* **Problem to work on**
Pick out all lines in the listing holding the string "this" and copy them.

(Dataset rows)
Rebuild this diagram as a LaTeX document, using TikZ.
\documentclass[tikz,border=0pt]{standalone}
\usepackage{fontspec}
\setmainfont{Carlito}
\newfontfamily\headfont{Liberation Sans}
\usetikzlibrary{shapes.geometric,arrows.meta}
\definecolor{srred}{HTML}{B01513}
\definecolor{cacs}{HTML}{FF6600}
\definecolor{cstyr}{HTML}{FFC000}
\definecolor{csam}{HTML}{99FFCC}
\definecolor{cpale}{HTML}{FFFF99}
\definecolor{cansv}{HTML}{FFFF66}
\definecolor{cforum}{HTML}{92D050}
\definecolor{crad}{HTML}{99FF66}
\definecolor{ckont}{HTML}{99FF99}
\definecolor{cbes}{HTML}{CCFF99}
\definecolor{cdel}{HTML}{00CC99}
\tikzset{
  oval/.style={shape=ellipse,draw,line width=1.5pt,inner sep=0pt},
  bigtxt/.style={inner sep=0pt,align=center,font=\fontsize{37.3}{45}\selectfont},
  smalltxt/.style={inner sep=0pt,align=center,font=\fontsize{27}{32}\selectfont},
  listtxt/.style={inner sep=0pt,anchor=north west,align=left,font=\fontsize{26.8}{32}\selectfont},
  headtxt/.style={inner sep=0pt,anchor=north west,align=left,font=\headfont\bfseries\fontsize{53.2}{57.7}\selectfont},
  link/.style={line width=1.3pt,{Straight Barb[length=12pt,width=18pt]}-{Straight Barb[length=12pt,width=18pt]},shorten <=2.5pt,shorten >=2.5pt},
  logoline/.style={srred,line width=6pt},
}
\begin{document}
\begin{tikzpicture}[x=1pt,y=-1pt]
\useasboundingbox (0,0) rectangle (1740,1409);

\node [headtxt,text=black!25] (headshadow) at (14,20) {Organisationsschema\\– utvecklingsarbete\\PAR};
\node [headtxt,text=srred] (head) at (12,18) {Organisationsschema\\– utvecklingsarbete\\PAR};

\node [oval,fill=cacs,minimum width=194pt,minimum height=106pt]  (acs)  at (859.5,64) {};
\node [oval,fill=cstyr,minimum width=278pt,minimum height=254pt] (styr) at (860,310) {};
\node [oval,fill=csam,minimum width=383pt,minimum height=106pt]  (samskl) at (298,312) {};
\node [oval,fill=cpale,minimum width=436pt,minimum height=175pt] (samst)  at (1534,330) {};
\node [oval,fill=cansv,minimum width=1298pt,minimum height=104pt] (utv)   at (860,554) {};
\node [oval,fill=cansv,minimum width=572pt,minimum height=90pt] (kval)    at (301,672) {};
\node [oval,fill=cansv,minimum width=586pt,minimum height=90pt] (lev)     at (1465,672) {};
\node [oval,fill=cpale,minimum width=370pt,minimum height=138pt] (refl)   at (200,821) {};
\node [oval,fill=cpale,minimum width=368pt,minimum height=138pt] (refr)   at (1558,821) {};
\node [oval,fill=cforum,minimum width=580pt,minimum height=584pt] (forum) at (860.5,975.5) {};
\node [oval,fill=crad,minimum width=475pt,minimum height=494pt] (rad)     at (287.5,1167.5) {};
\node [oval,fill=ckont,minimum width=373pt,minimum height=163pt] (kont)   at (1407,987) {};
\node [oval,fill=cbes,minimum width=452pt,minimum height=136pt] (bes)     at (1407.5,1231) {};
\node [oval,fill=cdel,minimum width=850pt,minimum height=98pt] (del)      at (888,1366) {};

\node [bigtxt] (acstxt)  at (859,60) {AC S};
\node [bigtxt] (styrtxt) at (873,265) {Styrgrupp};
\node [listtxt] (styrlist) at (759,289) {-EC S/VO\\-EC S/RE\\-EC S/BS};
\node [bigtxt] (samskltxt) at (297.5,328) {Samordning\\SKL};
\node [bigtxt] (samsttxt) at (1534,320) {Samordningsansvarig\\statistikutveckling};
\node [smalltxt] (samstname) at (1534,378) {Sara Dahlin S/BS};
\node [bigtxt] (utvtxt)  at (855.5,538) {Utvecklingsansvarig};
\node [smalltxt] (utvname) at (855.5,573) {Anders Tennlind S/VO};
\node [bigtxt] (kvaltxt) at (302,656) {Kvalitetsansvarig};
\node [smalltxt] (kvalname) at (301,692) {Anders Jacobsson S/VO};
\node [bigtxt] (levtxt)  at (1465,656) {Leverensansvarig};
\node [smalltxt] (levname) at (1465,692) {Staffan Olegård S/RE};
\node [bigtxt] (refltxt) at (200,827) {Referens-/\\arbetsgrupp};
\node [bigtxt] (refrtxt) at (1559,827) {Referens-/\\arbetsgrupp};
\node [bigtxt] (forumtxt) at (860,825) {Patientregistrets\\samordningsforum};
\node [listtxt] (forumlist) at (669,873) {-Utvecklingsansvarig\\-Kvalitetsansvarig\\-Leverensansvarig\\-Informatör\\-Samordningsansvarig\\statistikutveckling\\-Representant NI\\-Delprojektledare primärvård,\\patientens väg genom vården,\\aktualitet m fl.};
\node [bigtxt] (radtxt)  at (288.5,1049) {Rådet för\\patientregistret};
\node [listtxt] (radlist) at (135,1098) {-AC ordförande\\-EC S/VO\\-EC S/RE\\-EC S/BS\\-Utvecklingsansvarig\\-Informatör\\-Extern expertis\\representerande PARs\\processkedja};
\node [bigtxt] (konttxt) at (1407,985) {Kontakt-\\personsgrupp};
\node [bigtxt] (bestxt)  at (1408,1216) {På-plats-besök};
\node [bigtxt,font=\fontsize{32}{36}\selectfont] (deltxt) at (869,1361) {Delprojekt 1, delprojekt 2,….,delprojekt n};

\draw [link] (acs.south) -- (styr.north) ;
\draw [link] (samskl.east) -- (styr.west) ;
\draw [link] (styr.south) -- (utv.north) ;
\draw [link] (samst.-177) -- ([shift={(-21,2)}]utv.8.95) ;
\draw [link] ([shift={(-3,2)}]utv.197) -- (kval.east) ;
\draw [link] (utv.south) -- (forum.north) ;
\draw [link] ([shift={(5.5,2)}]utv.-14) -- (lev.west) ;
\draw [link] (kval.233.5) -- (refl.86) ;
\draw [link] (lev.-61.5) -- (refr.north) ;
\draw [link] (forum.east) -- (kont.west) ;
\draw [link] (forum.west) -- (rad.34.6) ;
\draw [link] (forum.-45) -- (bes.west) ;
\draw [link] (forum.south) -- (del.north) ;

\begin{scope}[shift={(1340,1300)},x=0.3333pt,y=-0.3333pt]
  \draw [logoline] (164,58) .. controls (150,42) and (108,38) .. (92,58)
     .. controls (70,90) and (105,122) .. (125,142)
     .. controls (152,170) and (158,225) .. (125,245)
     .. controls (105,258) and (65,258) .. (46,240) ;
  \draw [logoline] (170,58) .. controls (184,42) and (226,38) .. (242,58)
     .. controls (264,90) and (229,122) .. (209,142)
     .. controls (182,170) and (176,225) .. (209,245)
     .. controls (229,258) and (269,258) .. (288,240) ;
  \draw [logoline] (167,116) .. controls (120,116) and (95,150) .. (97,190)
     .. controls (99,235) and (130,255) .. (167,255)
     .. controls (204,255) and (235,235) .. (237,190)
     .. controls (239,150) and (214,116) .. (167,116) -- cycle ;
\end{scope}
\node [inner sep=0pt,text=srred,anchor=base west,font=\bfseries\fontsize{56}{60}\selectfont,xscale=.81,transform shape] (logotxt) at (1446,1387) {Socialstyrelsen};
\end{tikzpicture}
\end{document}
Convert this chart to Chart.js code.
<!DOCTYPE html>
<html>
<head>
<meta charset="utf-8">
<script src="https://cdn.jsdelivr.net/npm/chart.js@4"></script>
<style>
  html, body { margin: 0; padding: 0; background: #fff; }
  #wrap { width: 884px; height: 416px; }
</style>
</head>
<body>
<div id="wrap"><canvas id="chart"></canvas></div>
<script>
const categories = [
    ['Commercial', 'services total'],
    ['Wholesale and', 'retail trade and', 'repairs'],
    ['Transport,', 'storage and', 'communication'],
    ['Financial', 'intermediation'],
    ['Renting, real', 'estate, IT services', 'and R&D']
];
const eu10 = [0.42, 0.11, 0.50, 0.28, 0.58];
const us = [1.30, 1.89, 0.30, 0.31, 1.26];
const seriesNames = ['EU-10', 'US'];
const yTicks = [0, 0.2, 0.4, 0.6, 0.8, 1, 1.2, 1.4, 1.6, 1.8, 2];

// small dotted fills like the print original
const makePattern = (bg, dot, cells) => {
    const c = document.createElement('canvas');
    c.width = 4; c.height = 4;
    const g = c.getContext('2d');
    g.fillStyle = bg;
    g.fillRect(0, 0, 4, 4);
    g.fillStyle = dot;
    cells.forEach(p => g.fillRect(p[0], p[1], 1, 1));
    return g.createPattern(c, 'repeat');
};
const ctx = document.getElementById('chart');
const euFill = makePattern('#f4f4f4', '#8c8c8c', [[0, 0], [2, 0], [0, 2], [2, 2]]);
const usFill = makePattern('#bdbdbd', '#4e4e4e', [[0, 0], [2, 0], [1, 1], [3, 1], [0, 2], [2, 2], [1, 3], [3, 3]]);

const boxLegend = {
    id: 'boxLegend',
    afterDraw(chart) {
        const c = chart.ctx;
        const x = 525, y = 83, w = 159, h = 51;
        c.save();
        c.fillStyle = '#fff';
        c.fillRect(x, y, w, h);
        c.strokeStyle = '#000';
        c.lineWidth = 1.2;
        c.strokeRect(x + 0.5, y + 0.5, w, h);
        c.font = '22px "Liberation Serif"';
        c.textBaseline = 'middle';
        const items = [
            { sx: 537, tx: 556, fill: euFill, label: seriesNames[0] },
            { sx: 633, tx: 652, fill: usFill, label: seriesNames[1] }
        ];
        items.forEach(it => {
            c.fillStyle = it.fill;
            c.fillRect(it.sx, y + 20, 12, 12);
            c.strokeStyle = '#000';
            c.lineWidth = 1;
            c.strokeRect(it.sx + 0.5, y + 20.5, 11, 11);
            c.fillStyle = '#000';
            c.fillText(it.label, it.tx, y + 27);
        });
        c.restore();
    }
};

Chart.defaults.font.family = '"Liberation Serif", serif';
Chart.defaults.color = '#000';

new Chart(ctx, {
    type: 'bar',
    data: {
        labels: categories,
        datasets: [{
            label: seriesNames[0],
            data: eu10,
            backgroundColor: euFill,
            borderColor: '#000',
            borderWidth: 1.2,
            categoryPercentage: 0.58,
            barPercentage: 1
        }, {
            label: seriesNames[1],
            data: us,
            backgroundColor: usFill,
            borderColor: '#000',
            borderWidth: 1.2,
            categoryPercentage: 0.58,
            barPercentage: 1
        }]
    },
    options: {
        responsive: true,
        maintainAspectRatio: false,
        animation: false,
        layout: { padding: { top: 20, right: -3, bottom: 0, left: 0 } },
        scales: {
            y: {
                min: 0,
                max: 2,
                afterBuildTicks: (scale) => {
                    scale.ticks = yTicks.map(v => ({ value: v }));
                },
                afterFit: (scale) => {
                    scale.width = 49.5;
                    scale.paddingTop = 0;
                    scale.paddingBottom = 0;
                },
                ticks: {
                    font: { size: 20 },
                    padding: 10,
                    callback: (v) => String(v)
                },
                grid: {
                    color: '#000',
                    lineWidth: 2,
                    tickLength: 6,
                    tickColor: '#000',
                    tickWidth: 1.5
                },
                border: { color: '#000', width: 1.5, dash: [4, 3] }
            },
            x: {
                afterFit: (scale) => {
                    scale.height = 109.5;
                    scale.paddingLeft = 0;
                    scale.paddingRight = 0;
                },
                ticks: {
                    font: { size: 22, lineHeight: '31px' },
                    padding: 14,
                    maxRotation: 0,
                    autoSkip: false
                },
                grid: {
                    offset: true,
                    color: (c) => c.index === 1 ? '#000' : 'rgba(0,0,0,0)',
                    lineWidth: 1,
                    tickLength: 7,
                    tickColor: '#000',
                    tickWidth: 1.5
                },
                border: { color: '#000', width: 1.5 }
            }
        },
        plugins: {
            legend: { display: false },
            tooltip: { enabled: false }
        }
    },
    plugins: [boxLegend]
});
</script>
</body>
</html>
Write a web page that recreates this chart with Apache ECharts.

* **Finished task**
Rebuild this diagram as a LaTeX document, using TikZ.
Convert this chart to Chart.js code.
Write a web page that recreates this chart with Apache ECharts.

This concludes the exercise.